FPI Outflows Hit $3.9B in FY26 Amid Global AI Investment Shift
FPI Outflows $3.9B in FY26, AI Markets Attract Capital

Foreign Portfolio Investment Sees $3.9 Billion Net Outflow in FY26 Amid Global Volatility

The Economic Survey 2025–26, released on Thursday, has revealed that foreign portfolio investment (FPI) flows remained highly volatile throughout the fiscal year, culminating in a net outflow of $3.9 billion as of December 2025. This significant capital flight has been attributed to heightened global uncertainty and a strategic redirection of international funds towards AI-centric markets such as the United States, Taiwan, and South Korea.

Sustained Selling Pressure in Equities Contrasts with Debt Purchases

According to the survey, FPIs were net sellers of Indian securities between April and December 2025. While purchases were somewhat concentrated in the debt market, equities faced sustained selling pressure. This equity sell-off was driven by multiple factors:

  • The relative underperformance of Indian equities compared to other major global markets.
  • Prevailing trade and policy uncertainties within the domestic landscape.
  • The depreciation of the Indian rupee against major currencies.
  • A broad-based global risk-off sentiment, exacerbated by elevated US bond yields.

These elements collectively weighed heavily on investor sentiment, leading to cautious and often negative positioning by foreign institutional investors.

Export-Oriented Sectors Bear the Brunt of Equity Outflows

The survey highlighted that export-oriented sectors, particularly Information Technology (IT) and Healthcare, were especially impacted by the shifting investment patterns. This sectoral vulnerability contributed to continued FPI equity outflows during the first three quarters of FY26 (April–December). The report described FPI flows this year as "tepid", primarily due to the elevated global uncertainty and the increased allure of AI-related financial investments in technologically advanced economies.

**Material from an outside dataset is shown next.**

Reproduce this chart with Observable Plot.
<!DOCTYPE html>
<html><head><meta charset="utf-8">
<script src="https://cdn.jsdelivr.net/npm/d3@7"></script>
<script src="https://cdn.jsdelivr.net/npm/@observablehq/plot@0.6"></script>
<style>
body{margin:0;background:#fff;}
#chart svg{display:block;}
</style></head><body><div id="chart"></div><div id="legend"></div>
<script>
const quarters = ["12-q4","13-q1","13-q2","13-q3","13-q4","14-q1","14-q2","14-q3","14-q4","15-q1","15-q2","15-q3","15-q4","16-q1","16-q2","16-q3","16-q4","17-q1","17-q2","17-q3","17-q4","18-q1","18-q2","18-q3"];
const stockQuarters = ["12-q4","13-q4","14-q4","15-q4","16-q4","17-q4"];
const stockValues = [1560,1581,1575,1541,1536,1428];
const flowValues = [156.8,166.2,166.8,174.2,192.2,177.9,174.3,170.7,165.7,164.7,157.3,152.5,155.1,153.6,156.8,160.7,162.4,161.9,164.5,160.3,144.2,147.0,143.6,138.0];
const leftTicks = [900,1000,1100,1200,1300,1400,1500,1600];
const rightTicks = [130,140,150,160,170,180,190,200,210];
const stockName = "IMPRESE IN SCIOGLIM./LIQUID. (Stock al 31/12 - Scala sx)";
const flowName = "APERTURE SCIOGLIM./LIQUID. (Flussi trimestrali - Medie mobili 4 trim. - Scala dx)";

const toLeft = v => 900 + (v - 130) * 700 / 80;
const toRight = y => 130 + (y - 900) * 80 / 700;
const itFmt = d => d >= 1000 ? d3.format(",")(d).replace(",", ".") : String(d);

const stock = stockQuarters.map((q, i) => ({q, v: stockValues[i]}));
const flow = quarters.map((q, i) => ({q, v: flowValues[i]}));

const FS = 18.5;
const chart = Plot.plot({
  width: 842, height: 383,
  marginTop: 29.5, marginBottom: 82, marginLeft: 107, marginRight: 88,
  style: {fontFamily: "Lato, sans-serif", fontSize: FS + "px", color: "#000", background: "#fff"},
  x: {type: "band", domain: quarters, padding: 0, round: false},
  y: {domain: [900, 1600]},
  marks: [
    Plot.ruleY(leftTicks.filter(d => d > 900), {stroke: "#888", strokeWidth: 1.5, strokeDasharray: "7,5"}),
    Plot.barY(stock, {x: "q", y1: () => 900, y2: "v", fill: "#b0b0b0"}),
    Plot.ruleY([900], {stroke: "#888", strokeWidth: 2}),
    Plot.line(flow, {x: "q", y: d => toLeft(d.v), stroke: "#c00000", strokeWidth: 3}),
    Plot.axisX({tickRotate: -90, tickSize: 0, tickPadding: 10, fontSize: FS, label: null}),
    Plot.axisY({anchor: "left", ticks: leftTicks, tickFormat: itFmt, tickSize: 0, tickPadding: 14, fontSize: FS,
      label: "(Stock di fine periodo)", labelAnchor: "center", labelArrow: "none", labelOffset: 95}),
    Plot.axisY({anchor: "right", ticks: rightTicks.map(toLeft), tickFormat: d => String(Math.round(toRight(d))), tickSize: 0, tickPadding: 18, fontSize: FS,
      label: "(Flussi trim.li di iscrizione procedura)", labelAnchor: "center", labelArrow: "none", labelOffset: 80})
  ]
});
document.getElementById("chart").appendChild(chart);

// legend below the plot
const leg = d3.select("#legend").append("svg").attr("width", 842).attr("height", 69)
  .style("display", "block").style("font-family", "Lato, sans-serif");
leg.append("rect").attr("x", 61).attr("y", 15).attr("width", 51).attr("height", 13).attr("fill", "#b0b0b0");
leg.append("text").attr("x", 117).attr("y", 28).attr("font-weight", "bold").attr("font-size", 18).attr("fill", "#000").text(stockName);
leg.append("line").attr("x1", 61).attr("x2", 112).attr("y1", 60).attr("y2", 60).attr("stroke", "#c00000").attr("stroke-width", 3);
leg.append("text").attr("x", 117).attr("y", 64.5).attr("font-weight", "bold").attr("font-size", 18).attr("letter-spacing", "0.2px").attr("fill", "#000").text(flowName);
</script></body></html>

Balance of Payments Deficit and Reserve Drawdown

The volatility in foreign capital movements had a direct impact on India's external account. It contributed to a balance of payments deficit of $6.4 billion in the first half (H1) of FY26. This marks a stark reversal from the surplus of $23.8 billion recorded in H1 of the previous fiscal year (FY25). To finance this deficit, the country relied on a drawdown in foreign exchange reserves.

A More Favorable Outlook for Debt Inflows

Looking ahead, the Economic Survey projects a more favourable outlook for FPI inflows, particularly into the Indian debt market. This optimism is supported by two key developments:

  1. The Securities and Exchange Board of India's (Sebi) relaxation of investment norms for foreign investors.
  2. Ongoing trade discussions between India and the United States, which could improve market access and sentiment.

Rising Asset Base Amid Declining Equity Ownership

Despite the outflows, the total asset base under the custody of FPIs stood at Rs 81.4 lakh crore as of December 2025. This represents a 10.4% increase from the level on March 31, 2025. The rise is largely attributed to valuation gains in the equity portfolio and steady accumulation in debt holdings.

However, a deeper look reveals a shift in ownership patterns. Within NSE-listed equities, FPI ownership declined to 16.9% in the second quarter (Q2) of FY26. This decline reflects the broader global risk aversion and strategic sectoral reallocations by foreign funds.

Domestic Institutions Step In to Stabilize Markets

In a contrasting trend, domestic institutional investors (DIIs) played a crucial stabilizing role amid the foreign outflows. DII ownership in NSE-listed equities rose to 18.7% as of September 2025, effectively helping to cushion the market against the volatility induced by FPI selling pressure.